Arabuluculuk faaliyeti sonunda tarafların anlaşmaya vardıkları, varamadıkları veya arabuluculuk işleminin nasıl sonuçlandığını bir tutanak ile belgelendirirler. Bu tutanakta faaliyetin sonuçlanması dışında hangi hususların yazılacağı tarafların tasarrufundadır. Arabulucu tarafından düzenlenecek bu belge, arabulucu ve taraflarca imzalanır; ancak taraflarca imzalanmaması halinde sebebi belirtilmek suretiyle sadece arabulucu tarafından da imzalanması mümkündür.
Taraflar, arabuluculuk faaliyeti sonunda bir anlaşmaya varmışlarsa, anlaşma belgesinin icra edilebilirliğine ilişkin şerh düşülmesini kanunda belirtilmiş mahkemeden talep edebileceklerdir. Bu talebi içeren dava, çekişmesiz yargı davası olduğundan mahkeme incelemeyi kural olarak duruşmasız yapar. Yalnızca, arabuluculuğa elverişli olan Aile hukukuna ilişkin uyuşmazlıklara ilişkin incelemeler duruşmalı olarak yapılır. Mahkeme tarafından icra edilebilirlik şerhi verilmiş Arabuluculuk Anlaşması, ilam niteliğinde belge sayılmaktadır.

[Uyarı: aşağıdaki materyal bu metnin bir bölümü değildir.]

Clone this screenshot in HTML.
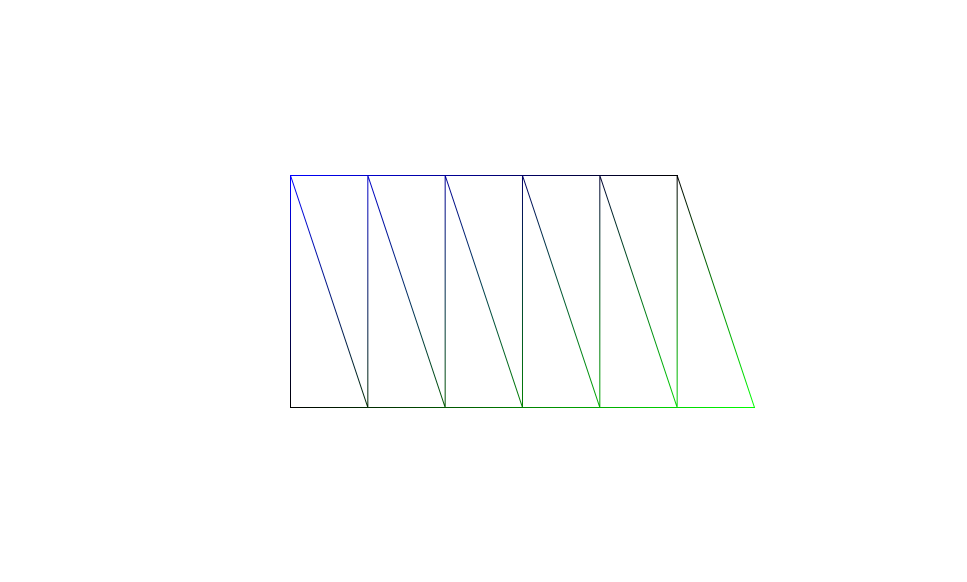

ARABULUCULUKTA ÜCRET VE MASRAFLAR

Arabulucu, vermiş olduğu veya vereceği hizmeti karşılığında bir arabuluculuk ücreti, masrafı veya avansı isteme hakkına sahiptir.
Bu ücret ve masrafların taraflara hangi oranda yükletileceği hususu da tarafların tasarrufundadır. Ancak taraflarca böyle bir karara varılmamışsa; arabuluculuk ücreti, Adalet Bakanlığı Tarafından belirlenmiş olan ve arabuluculuk sürecinin sona erdiği tarihteki ‘Arabulucu Asgari Ücret Tarifesi ’ne göre belirlenir; ücret ve masraflar taraflarca eşit olarak karşılanır. Tek tarafa da yükletilmesi imkân dâhilindedir.